Where is My Journey
Where Is My Journey
Where is My Journey is a diagrammatic moving image poem—an experimental composition that unfolds as a monological conversation with time, space, and memory. Through its fragmented editing and layered montage, the work opens fissures—temporal, visual, and aural—that disturb linear perception and raise questions about the personal experience of time and its residual traces. The work engages with the interplay between image and thought, proposing an intimate yet speculative mode of cinema. Drawing from Gilles Deleuze’s concept of the diagram, it investigates how montage can operate not simply as a technique of juxtaposition but as a spatial and mental construction—an active frame of becoming. At the heart of this project lies the effort to synthesise theory, artistic practice, and lived memory. The frame, in this context, is not just a compositional boundary but a dynamic field where perception and thought are continually negotiated. It becomes a zone of resonance: between internal and external space, between structure and sensation.

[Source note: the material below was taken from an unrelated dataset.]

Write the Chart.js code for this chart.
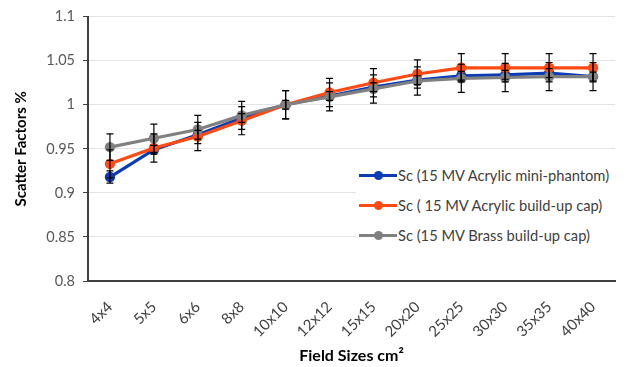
<!DOCTYPE html>
<html lang="en">
<head>
<meta charset="UTF-8">
<title>Scatter Factors</title>
<style>
    body {
        margin: 0;
        background: #ffffff;
        font-family: Lato, "Liberation Sans", Arial, sans-serif;
    }
    .wrap {
        position: relative;
        width: 628px;
        height: 367px;
    }
    .legend {
        position: absolute;
        left: 356px;
        top: 162px;
        width: 259px;
        height: 92px;
        background: #ffffff;
    }
    .legend .item {
        position: absolute;
        left: 3px;
        height: 20px;
        display: flex;
        align-items: center;
        font-size: 14.7px;
        color: #404040;
        white-space: nowrap;
    }
    .legend .mark {
        position: relative;
        width: 38px;
        height: 20px;
        margin-right: 1px;
    }
    .legend .mark .ln {
        position: absolute;
        left: 0; right: 0; top: 8.5px;
        height: 3px;
    }
    .legend .mark .dot {
        position: absolute;
        left: 14.5px; top: 5.5px;
        width: 9px; height: 9px;
        border-radius: 50%;
    }
</style>
<script src="https://cdn.jsdelivr.net/npm/chart.js"></script>
</head>
<body>
<div class="wrap">
    <canvas id="chart" width="628" height="367"></canvas>
    <div class="legend" id="legend"></div>
</div>

<script>
// data
const fieldSizes = ['4x4', '5x5', '6x6', '8x8', '10x10', '12x12', '15x15', '20x20', '25x25', '30x30', '35x35', '40x40'];

const acrylicMini = [0.918, 0.949, 0.966, 0.985, 1.0, 1.010, 1.020, 1.028, 1.033, 1.034, 1.036, 1.032];
const acrylicCap  = [0.933, 0.951, 0.964, 0.982, 1.0, 1.014, 1.025, 1.035, 1.042, 1.042, 1.042, 1.042];
const brassCap    = [0.952, 0.962, 0.972, 0.988, 1.0, 1.009, 1.018, 1.027, 1.030, 1.031, 1.032, 1.032];

const acrylicMiniErr = [0.007, 0.005, 0.005, 0.005, 0.005, 0.005, 0.005, 0.005, 0.005, 0.005, 0.005, 0.005];
const acrylicCapErr  = [0.016, 0.016, 0.016, 0.016, 0.016, 0.016, 0.016, 0.016, 0.016, 0.016, 0.016, 0.016];
const brassCapErr    = [0.015, 0.016, 0.016, 0.016, 0.016, 0.016, 0.016, 0.016, 0.016, 0.016, 0.016, 0.016];

const seriesNames = ['Sc (15 MV Acrylic mini-phantom)', 'Sc ( 15 MV Acrylic build-up cap)', 'Sc (15 MV Brass build-up cap)'];
const seriesColors = ['#0b3bb5', '#ff4a14', '#808080'];

const yTicks = [0.8, 0.85, 0.9, 0.95, 1, 1.05, 1.1];

const FONT = 'Lato, "Liberation Sans", Arial, sans-serif';

// black error bars with small caps
const errorBars = {
    id: 'errorBars',
    afterDatasetsDraw(chart) {
        const ctx = chart.ctx;
        const y = chart.scales.y;
        ctx.save();
        ctx.strokeStyle = '#000000';
        ctx.lineWidth = 1.2;
        chart.data.datasets.forEach((ds, di) => {
            const meta = chart.getDatasetMeta(di);
            ds.errors.forEach((e, i) => {
                const pt = meta.data[i];
                const v = ds.data[i];
                const top = y.getPixelForValue(v + e);
                const bot = y.getPixelForValue(v - e);
                ctx.beginPath();
                ctx.moveTo(pt.x, top); ctx.lineTo(pt.x, bot);
                ctx.moveTo(pt.x - 3.5, top); ctx.lineTo(pt.x + 3.5, top);
                ctx.moveTo(pt.x - 3.5, bot); ctx.lineTo(pt.x + 3.5, bot);
                ctx.stroke();
            });
        });
        ctx.restore();
    }
};

function makeSet(i, data, errs, order) {
    return {
        label: seriesNames[i],
        data: data,
        errors: errs,
        borderColor: seriesColors[i],
        backgroundColor: seriesColors[i],
        borderWidth: 3.2,
        pointRadius: 5.2,
        pointBorderWidth: 0,
        pointHoverRadius: 5,
        tension: 0,
        order: order
    };
}

new Chart(document.getElementById('chart'), {
    type: 'line',
    data: {
        labels: fieldSizes,
        datasets: [
            makeSet(0, acrylicMini, acrylicMiniErr, 3),
            makeSet(1, acrylicCap, acrylicCapErr, 2),
            makeSet(2, brassCap, brassCapErr, 1)
        ]
    },
    options: {
        responsive: false,
        animation: false,
        layout: { padding: { top: 16, right: 13, bottom: 2, left: 0 } },
        plugins: {
            legend: { display: false },
            tooltip: { enabled: false }
        },
        scales: {
            x: {
                offset: true,
                grid: { display: false, drawOnChartArea: false },
                border: { display: true, color: '#404040', width: 2 },
                ticks: {
                    maxRotation: 45,
                    minRotation: 45,
                    color: '#404040',
                    font: { family: FONT, size: 15 },
                    padding: 9
                },
                title: {
                    display: true,
                    text: 'Field Sizes cm²',
                    color: '#000000',
                    font: { family: FONT, size: 16, weight: 'bold' },
                    padding: { top: 4, bottom: 0 }
                },
                afterFit(s) { s.height = 84; }
            },
            y: {
                min: 0.8,
                max: 1.1,
                afterBuildTicks(s) { s.ticks = yTicks.map(v => ({ value: v })); },
                grid: {
                    color: '#e3e3e3',
                    tickColor: '#404040',
                    tickLength: 5,
                    lineWidth: 1
                },
                border: { display: true, color: '#404040', width: 2 },
                ticks: {
                    color: '#595959',
                    font: { family: FONT, size: 14.5 },
                    padding: 8,
                    callback: v => String(+v.toFixed(2))
                },
                title: {
                    display: true,
                    text: 'Scatter Factors %',
                    color: '#000000',
                    font: { family: FONT, size: 15, weight: 'bold' },
                    padding: { top: 12, bottom: 4 }
                },
                afterFit(s) { s.width = 88; }
            }
        }
    },
    plugins: [errorBars]
});

// legend drawn over the plot on the right
const legend = document.getElementById('legend');
seriesNames.forEach((name, i) => {
    const item = document.createElement('div');
    item.className = 'item';
    item.style.top = (3 + i * 30) + 'px';
    item.innerHTML = '<span class="mark"><span class="ln" style="background:' + seriesColors[i] +
        '"></span><span class="dot" style="background:' + seriesColors[i] + '"></span></span>' +
        '<span>' + name + '</span>';
    legend.appendChild(item);
});
</script>
</body>
</html>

Alongside academic writings, this piece contributes to an ongoing inquiry into the role of montage in shaping the temporal and spatial conditions of moving image practice. It asks: What can a new notion of the frame do to cinematic experience—and conversely, what can cinematic practice reveal about the nature of framing itself? Rather than offering a resolved narrative, Where is My Journey lingers in the uncertainties of movement and fragmentation. It proposes a poetics of interruption—where image, sound, and silence are composed not to communicate a story, but to evoke a spatial condition of thought.